Located in the rear of the mouth, our wisdom teeth generally make an appearance between the ages of 17 and 25, reports the Cleveland Clinic. Also referred to as our third molars, wisdom teeth once aided early humans in breaking down chewy meats and raw vegetables. 

As is the case with any of our other pearly whites, our wisdom teeth are also susceptible to oral health issues, including cavities or dental decay (via Healthline). However, wisdom teeth, in particular, can be especially prone to infection.
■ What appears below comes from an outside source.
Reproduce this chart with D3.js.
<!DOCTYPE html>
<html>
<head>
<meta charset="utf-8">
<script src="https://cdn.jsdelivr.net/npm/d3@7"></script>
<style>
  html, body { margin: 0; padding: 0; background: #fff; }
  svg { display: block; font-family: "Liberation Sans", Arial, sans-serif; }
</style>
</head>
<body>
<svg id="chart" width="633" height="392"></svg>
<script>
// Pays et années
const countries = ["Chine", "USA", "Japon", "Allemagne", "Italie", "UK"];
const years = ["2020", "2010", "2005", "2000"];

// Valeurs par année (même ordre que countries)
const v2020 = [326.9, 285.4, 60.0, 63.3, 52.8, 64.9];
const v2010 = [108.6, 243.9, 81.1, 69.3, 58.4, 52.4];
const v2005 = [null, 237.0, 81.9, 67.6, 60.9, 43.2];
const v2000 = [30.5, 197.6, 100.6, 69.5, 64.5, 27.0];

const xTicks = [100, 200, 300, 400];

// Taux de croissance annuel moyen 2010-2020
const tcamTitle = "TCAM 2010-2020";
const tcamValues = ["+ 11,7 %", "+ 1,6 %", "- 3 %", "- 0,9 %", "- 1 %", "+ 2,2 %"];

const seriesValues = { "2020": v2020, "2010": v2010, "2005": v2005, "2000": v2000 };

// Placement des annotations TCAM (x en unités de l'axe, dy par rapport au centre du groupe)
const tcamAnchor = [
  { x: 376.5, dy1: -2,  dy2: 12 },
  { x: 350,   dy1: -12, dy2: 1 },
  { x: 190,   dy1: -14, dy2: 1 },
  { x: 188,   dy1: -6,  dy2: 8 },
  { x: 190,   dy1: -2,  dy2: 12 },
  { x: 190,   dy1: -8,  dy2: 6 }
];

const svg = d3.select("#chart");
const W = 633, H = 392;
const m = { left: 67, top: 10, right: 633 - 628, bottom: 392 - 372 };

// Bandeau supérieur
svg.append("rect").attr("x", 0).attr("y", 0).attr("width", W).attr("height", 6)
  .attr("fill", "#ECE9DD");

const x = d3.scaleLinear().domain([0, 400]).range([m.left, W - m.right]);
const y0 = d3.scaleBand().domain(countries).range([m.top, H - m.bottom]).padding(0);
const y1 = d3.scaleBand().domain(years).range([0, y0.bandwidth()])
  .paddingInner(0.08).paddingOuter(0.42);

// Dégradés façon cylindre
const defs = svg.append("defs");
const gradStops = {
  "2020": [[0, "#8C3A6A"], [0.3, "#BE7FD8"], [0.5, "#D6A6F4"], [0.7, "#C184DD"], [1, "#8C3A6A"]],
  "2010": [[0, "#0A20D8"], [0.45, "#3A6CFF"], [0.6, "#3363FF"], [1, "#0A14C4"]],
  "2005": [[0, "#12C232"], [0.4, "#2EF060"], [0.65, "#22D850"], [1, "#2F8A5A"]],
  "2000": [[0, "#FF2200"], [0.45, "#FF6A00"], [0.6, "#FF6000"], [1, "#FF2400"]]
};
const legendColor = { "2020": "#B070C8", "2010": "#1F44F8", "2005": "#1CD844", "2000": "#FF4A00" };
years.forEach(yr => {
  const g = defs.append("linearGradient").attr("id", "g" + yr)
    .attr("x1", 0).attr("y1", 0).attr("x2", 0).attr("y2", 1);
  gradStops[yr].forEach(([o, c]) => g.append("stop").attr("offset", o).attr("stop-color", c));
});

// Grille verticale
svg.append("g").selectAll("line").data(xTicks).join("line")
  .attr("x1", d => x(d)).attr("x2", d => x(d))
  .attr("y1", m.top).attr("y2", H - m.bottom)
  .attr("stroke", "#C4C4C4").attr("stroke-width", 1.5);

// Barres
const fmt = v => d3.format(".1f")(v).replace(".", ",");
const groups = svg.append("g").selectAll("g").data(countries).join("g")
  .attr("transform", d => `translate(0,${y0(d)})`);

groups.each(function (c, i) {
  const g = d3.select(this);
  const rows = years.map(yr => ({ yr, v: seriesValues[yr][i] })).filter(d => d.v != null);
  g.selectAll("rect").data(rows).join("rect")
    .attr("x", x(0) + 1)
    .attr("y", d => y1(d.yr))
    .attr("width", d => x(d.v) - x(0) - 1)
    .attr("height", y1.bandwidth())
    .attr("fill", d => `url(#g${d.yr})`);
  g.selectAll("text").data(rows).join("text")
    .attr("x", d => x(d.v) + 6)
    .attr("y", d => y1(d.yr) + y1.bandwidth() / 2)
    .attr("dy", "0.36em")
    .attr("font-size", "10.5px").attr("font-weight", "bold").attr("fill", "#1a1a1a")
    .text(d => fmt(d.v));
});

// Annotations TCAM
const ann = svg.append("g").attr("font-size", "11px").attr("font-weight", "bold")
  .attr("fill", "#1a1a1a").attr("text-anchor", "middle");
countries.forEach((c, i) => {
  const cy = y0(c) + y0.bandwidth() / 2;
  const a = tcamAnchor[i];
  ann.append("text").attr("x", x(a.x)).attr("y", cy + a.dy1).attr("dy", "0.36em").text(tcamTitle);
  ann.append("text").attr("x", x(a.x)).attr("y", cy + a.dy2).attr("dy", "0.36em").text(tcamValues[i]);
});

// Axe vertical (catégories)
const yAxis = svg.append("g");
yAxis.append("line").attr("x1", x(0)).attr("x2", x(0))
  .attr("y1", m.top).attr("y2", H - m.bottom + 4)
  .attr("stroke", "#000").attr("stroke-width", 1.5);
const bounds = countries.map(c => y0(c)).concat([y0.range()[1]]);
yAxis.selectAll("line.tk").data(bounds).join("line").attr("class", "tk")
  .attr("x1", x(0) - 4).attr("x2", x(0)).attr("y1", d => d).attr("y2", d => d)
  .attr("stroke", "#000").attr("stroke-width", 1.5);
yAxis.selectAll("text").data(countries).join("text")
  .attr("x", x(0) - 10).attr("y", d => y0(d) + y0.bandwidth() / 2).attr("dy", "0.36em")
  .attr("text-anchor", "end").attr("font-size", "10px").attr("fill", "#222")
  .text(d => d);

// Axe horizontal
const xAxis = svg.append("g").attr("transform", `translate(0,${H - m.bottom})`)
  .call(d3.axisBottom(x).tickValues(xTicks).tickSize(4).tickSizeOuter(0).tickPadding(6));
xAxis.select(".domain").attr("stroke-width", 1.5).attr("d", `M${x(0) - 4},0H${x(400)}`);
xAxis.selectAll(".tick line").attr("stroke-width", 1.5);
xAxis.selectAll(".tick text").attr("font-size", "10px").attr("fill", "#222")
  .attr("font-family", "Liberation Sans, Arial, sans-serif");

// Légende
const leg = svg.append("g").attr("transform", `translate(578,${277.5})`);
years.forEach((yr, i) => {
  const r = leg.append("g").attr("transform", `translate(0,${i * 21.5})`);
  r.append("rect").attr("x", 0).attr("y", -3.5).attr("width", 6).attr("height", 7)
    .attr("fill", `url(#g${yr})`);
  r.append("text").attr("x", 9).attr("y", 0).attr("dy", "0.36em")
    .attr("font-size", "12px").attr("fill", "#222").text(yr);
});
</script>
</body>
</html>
Swollen lymph nodes, gum inflammation, pain, swelling, fever, and bad breath are among some of the many different symptoms that can indicate a wisdom tooth infection, according to Best Dental Family & Orthodontics. Even if you're someone who regularly brushes, flosses, and always shows up to your scheduled dental cleanings, our third molars face some unique challenges that our other teeth generally do not when it comes to infection risk. 

Impacted wisdom teeth are more prone to infection

As previously mentioned, while once essential to human survival, our jaws have downsized over time and the need for wisdom teeth has progressively become obsolete (via Best Dental Family & Orthodontics). With smaller jaw sizes, many people nowadays experience overcrowding of teeth. With our third molars being among the last to arrive to the party in early adulthood, there's not always enough room left over for them to grow in. This can lead to impaction, in which the tooth is stuck underneath our gums, unable to break through. Impaction is not uncommon, however. As per the American Association of Oral and Maxillofacial Surgeons, 90% of people in the U.S. have one or more impacted wisdom teeth.
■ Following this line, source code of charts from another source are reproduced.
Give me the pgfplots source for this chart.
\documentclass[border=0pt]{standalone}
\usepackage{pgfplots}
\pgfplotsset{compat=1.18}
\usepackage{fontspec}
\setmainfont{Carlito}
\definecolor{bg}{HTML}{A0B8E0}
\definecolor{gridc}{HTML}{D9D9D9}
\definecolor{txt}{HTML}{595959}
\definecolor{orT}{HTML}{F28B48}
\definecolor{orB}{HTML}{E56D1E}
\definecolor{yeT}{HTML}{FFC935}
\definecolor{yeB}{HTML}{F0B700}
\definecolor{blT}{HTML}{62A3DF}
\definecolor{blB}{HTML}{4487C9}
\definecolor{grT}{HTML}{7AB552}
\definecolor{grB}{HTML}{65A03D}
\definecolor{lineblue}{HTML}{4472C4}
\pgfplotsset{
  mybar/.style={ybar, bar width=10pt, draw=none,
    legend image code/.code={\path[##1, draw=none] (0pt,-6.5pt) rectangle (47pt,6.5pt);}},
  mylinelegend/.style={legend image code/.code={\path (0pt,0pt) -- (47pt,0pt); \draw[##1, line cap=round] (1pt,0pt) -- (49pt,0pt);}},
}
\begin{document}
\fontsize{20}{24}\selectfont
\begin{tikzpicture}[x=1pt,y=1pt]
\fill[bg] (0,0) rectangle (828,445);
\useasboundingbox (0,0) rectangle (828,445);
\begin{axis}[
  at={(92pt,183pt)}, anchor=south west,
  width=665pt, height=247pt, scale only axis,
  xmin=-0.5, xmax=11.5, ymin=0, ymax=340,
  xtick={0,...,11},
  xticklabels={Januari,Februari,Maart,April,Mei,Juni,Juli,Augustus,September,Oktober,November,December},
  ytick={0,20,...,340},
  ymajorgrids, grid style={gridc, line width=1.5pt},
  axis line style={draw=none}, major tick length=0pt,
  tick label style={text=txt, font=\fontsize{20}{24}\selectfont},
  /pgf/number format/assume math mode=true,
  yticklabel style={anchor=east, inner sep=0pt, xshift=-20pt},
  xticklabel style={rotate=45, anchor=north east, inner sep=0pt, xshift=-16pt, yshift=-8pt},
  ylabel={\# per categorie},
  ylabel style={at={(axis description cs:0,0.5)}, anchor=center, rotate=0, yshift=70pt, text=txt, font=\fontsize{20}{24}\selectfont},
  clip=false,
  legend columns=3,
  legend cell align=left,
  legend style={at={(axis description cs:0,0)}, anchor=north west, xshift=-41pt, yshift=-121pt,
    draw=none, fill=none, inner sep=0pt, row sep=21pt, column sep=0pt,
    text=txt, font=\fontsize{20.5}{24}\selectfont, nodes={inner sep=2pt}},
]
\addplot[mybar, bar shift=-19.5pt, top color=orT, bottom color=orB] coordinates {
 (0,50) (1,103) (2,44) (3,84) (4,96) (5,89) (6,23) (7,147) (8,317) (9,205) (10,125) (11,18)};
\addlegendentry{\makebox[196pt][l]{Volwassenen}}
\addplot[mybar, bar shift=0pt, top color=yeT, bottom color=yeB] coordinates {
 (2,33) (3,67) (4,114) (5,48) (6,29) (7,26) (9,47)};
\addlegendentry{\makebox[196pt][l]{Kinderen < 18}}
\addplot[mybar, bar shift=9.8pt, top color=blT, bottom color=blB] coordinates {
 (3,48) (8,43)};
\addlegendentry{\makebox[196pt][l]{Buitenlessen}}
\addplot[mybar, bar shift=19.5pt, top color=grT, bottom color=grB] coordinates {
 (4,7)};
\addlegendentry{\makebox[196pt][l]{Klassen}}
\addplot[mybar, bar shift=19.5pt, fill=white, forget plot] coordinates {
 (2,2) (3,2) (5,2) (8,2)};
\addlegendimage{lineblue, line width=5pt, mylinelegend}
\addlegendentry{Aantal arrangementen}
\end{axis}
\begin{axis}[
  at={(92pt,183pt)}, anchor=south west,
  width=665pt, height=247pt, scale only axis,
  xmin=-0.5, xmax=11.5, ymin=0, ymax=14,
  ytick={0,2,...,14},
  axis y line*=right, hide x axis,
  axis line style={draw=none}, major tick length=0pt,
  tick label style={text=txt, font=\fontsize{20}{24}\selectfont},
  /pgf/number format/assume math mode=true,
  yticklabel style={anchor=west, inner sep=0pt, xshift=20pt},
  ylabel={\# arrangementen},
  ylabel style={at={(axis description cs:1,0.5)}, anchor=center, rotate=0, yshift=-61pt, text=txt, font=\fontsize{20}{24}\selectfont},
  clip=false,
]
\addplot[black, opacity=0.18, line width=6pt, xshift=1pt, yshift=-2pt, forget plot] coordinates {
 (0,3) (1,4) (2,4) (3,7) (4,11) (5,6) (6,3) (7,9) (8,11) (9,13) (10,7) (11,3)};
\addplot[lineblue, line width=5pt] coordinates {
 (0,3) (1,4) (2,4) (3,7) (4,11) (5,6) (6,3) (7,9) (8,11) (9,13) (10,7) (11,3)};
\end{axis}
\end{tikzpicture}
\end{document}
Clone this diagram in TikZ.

For impacted wisdom teeth that do manage to work their way above the gum line, they often grow horizontally, at an angle, or with a portion of the gums still covering them, explains Best Dental Family and Orthodontics. This makes our wisdom teeth more difficult to get at with floss or a toothbrush. As a result, food particles, bacteria, and plaque can easily accumulate underneath the partial gum covering or in the cramped spaces between teeth if your third molars collide with a neighboring tooth. Thus, increasing the risk of infection. 

Treatment methods for a wisdom tooth infection

Treatment methods for a wisdom tooth infection can vary, and some are more invasive than others. First, an in-depth cleaning of the area may be done to rid the tooth of all contaminants, explains Best Dental Family & Orthodontics. Regular use of antiseptic mouthwash may also be recommended to the patient. In some cases, however, prescription antibiotics may be warranted, such as penicillin, amoxicillin, or clindamycin, amongst others. Over-the-counter (OTC) pain-relief medications may also be used to treat discomfort from the infection.

In other cases, some degree of mild repair may be necessary to treat the infection in the form of a crown, filling, or sanding down of the tooth to create more space between the teeth and help dislodge bacteria or food particles (per Healthline). However, many people undergo wisdom teeth removal surgery altogether, such as in the event of an impacted wisdom tooth infection. However, an infection is still possible in the aftermath of the surgery for as many as two months following the procedure. Therefore, it's important to be in contact with your dentist regarding any signs pointing to possible infection.